Work instructions: Omit every picture, and retype the lines that run from the beginning of the data below through the line containing "const fluorMarkF = ['*', '*', '*', '#'];", inclusive.

Material:
*****

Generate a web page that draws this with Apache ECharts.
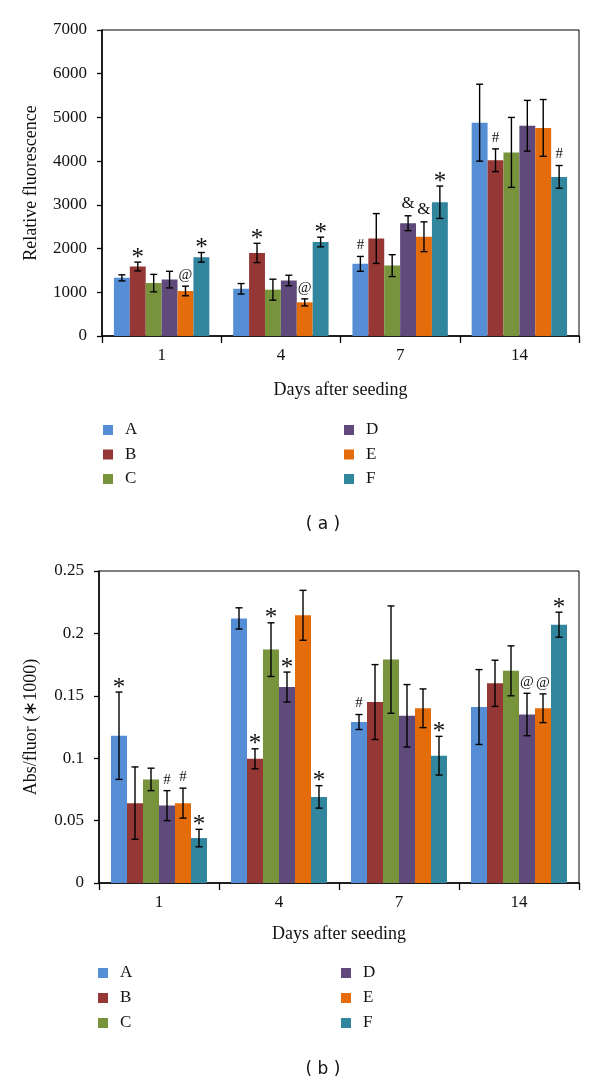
<!DOCTYPE html>
<html>
<head>
<meta charset="utf-8">
<script src="https://cdn.jsdelivr.net/npm/echarts/dist/echarts.min.js"></script>
<style>
html,body{margin:0;padding:0;background:#fff;}
#chart{width:600px;height:1084px;}
</style>
</head>
<body>
<div id="chart"></div>
<script>
// ---- categories / names ----
const days = ['1', '4', '7', '14'];
const groupNames = ['A', 'B', 'C', 'D', 'E', 'F'];
const groupColors = ['#558ED5', '#953735', '#77933C', '#604A7B', '#E46C0A', '#31859C'];

// ---- (a) Relative fluorescence ----
const fluorA = [1330, 1080, 1650, 4880];
const fluorB = [1590, 1900, 2230, 4020];
const fluorC = [1210, 1060, 1610, 4200];
const fluorD = [1290, 1270, 2580, 4810];
const fluorE = [1030, 770, 2270, 4760];
const fluorF = [1800, 2150, 3060, 3640];
const fluorErrA = [70, 120, 170, 880];
const fluorErrB = [100, 220, 570, 260];
const fluorErrC = [200, 240, 250, 800];
const fluorErrD = [190, 120, 170, 580];
const fluorErrE = [110, 80, 340, 650];
const fluorErrF = [110, 110, 370, 260];
const fluorMarkA = ['', '', '#', ''];
const fluorMarkB = ['*', '*', '', '#'];
const fluorMarkC = ['', '', '', ''];
const fluorMarkD = ['', '', '&', ''];
const fluorMarkE = ['@', '@', '&', ''];
const fluorMarkF = ['*', '*', '*', '#'];

// ---- (b) Abs/fluor (*1000) ----
const ratioA = [0.118, 0.212, 0.129, 0.141];
const ratioB = [0.064, 0.0995, 0.145, 0.160];
const ratioC = [0.083, 0.187, 0.179, 0.170];
const ratioD = [0.062, 0.157, 0.134, 0.135];
const ratioE = [0.064, 0.2145, 0.140, 0.140];
const ratioF = [0.036, 0.069, 0.102, 0.207];
const ratioErrA = [0.035, 0.0085, 0.006, 0.030];
const ratioErrB = [0.029, 0.008, 0.030, 0.0185];
const ratioErrC = [0.009, 0.0215, 0.043, 0.020];
const ratioErrD = [0.012, 0.012, 0.025, 0.017];
const ratioErrE = [0.012, 0.020, 0.0155, 0.0115];
const ratioErrF = [0.007, 0.009, 0.0155, 0.010];
const ratioMarkA = ['*', '', '#', ''];
const ratioMarkB = ['', '*', '', ''];
const ratioMarkC = ['', '*', '', ''];
const ratioMarkD = ['#', '*', '', '@'];
const ratioMarkE = ['#', '', '', '@'];
const ratioMarkF = ['*', '*', '*', '*'];

const fluorMeans = [fluorA, fluorB, fluorC, fluorD, fluorE, fluorF];
const fluorErrs = [fluorErrA, fluorErrB, fluorErrC, fluorErrD, fluorErrE, fluorErrF];
const fluorMarks = [fluorMarkA, fluorMarkB, fluorMarkC, fluorMarkD, fluorMarkE, fluorMarkF];
const ratioMeans = [ratioA, ratioB, ratioC, ratioD, ratioE, ratioF];
const ratioErrs = [ratioErrA, ratioErrB, ratioErrC, ratioErrD, ratioErrE, ratioErrF];
const ratioMarks = [ratioMarkA, ratioMarkB, ratioMarkC, ratioMarkD, ratioMarkE, ratioMarkF];

const SERIF = 'Liberation Serif';
const CAT_GAP = 0.2;

function barSeries(idx, means) {
  return groupNames.map((n, s) => ({
    type: 'bar', name: n, xAxisIndex: idx, yAxisIndex: idx,
    data: means[s], barGap: '0%', barCategoryGap: '20%',
    itemStyle: { color: groupColors[s] }, silent: true
  }));
}

const markStyle = {
  '*': { text: '*', size: 25, dy: -4 },
  '#': { text: '#', size: 15, dy: -11 },
  '@': { text: '@', size: 15, dy: -11 },
  '&': { text: '&', size: 17, dy: -12 }
};

function errSeries(idx, means, errs, marks) {
  const data = [];
  const markList = [];
  for (let s = 0; s < groupNames.length; s++) {
    for (let d = 0; d < days.length; d++) {
      data.push([d, s, means[s][d], errs[s][d]]);
      markList.push(marks[s][d]);
    }
  }
  return {
    type: 'custom', xAxisIndex: idx, yAxisIndex: idx, z: 10, silent: true,
    data: data, encode: { x: 0, y: 2 },
    renderItem: function (params, api) {
      const d = api.value(0), s = api.value(1), v = api.value(2), e = api.value(3);
      const band = api.size([1, 0])[0];
      const bw = band * (1 - CAT_GAP) / groupNames.length;
      const c = api.coord([d, v]);
      const x = c[0] + (s - (groupNames.length - 1) / 2) * bw;
      const yt = api.coord([d, v + e])[1];
      const yb = api.coord([d, v - e])[1];
      const cap = 3.5;
      const ls = { stroke: '#000', lineWidth: 1.4 };
      const children = [
        { type: 'line', shape: { x1: x, y1: yt, x2: x, y2: yb }, style: ls },
        { type: 'line', shape: { x1: x - cap, y1: yt, x2: x + cap, y2: yt }, style: ls },
        { type: 'line', shape: { x1: x - cap, y1: yb, x2: x + cap, y2: yb }, style: ls }
      ];
      const m = markList[params.dataIndex];
      if (m) {
        const ms = markStyle[m];
        children.push({
          type: 'text', x: x, y: yt + ms.dy,
          style: { text: ms.text, fontFamily: SERIF, fontSize: ms.size, fill: '#111', align: 'center', verticalAlign: 'middle' }
        });
      }
      return { type: 'group', children: children };
    }
  };
}

function legendCol(names, left, top, gap) {
  return {
    data: names, orient: 'vertical', left: left, top: top, padding: 0,
    icon: 'rect', itemWidth: 10, itemHeight: 10, itemGap: gap,
    selectedMode: false,
    textStyle: { fontFamily: SERIF, fontSize: 17, color: '#111', lineHeight: 20, padding: [0, 0, 0, 7] }
  };
}

const axisLineStyle = { lineStyle: { color: '#000', width: 1.5 } };

const option = {
  backgroundColor: '#fff',
  animation: false,
  grid: [
    { left: 102, top: 30, width: 477, height: 306, show: true, borderColor: '#000', borderWidth: 1, backgroundColor: 'transparent' },
    { left: 99, top: 571, width: 480, height: 312, show: true, borderColor: '#000', borderWidth: 1, backgroundColor: 'transparent' }
  ],
  xAxis: [0, 1].map(i => ({
    type: 'category', gridIndex: i, data: days,
    axisLine: axisLineStyle,
    axisTick: { show: true, length: 7, lineStyle: { color: '#000', width: 1.3 } },
    axisLabel: { fontFamily: SERIF, fontSize: 17, color: '#111', margin: 11 },
    name: 'Days after seeding', nameLocation: 'middle', nameGap: i === 0 ? 45 : 42,
    nameTextStyle: { fontFamily: SERIF, fontSize: 18, color: '#111' }
  })),
  yAxis: [
    {
      type: 'value', gridIndex: 0, min: 0, max: 7000, interval: 1000,
      axisLine: { show: true, lineStyle: { color: '#000', width: 1.5 } },
      axisTick: { show: true, length: 5, lineStyle: { color: '#000', width: 1.3 } },
      splitLine: { show: false },
      axisLabel: { fontFamily: SERIF, fontSize: 17, color: '#111', margin: 15, formatter: v => String(v) },
      name: 'Relative fluorescence', nameLocation: 'middle', nameGap: 62,
      nameTextStyle: { fontFamily: SERIF, fontSize: 18, color: '#111' }
    },
    {
      type: 'value', gridIndex: 1, min: 0, max: 0.25, interval: 0.05,
      axisLine: { show: true, lineStyle: { color: '#000', width: 1.5 } },
      axisTick: { show: true, length: 5, lineStyle: { color: '#000', width: 1.3 } },
      splitLine: { show: false },
      axisLabel: { fontFamily: SERIF, fontSize: 17, color: '#111', margin: 15, formatter: v => String(+v.toFixed(2)) },
      name: 'Abs/fluor (\u22171000)', nameLocation: 'middle', nameGap: 59,
      nameTextStyle: { fontFamily: SERIF, fontSize: 18, color: '#111' }
    }
  ],
  legend: [
    legendCol(['A', 'B', 'C'], 103, 420, 4.5),
    legendCol(['D', 'E', 'F'], 344, 420, 4.5),
    legendCol(['A', 'B', 'C'], 98, 963, 5),
    legendCol(['D', 'E', 'F'], 341, 963, 5)
  ],
  graphic: [
    { type: 'text', x: 323, y: 525, style: { text: '( a )', fontFamily: 'DejaVu Sans', fontSize: 17, fill: '#111', align: 'center', verticalAlign: 'middle' } },
    { type: 'text', x: 323, y: 1070, style: { text: '( b )', fontFamily: 'DejaVu Sans', fontSize: 17, fill: '#111', align: 'center', verticalAlign: 'middle' } }
  ],
  series: [].concat(
    barSeries(0, fluorMeans),
    [errSeries(0, fluorMeans, fluorErrs, fluorMarks)],
    barSeries(1, ratioMeans),
    [errSeries(1, ratioMeans, ratioErrs, ratioMarks)]
  )
};

const chart = echarts.init(document.getElementById('chart'), null, { renderer: 'canvas' });
chart.setOption(option);
</script>
</body>
</html>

*****

Written answer:
Generate a web page that draws this with Apache ECharts.
<!DOCTYPE html>
<html>
<head>
<meta charset="utf-8">
<script src="https://cdn.jsdelivr.net/npm/echarts/dist/echarts.min.js"></script>
<style>
html,body{margin:0;padding:0;background:#fff;}
#chart{width:600px;height:1084px;}
</style>
</head>
<body>
<div id="chart"></div>
<script>
// ---- categories / names ----
const days = ['1', '4', '7', '14'];
const groupNames = ['A', 'B', 'C', 'D', 'E', 'F'];
const groupColors = ['#558ED5', '#953735', '#77933C', '#604A7B', '#E46C0A', '#31859C'];

// ---- (a) Relative fluorescence ----
const fluorA = [1330, 1080, 1650, 4880];
const fluorB = [1590, 1900, 2230, 4020];
const fluorC = [1210, 1060, 1610, 4200];
const fluorD = [1290, 1270, 2580, 4810];
const fluorE = [1030, 770, 2270, 4760];
const fluorF = [1800, 2150, 3060, 3640];
const fluorErrA = [70, 120, 170, 880];
const fluorErrB = [100, 220, 570, 260];
const fluorErrC = [200, 240, 250, 800];
const fluorErrD = [190, 120, 170, 580];
const fluorErrE = [110, 80, 340, 650];
const fluorErrF = [110, 110, 370, 260];
const fluorMarkA = ['', '', '#', ''];
const fluorMarkB = ['*', '*', '', '#'];
const fluorMarkC = ['', '', '', ''];
const fluorMarkD = ['', '', '&', ''];
const fluorMarkE = ['@', '@', '&', ''];
const fluorMarkF = ['*', '*', '*', '#'];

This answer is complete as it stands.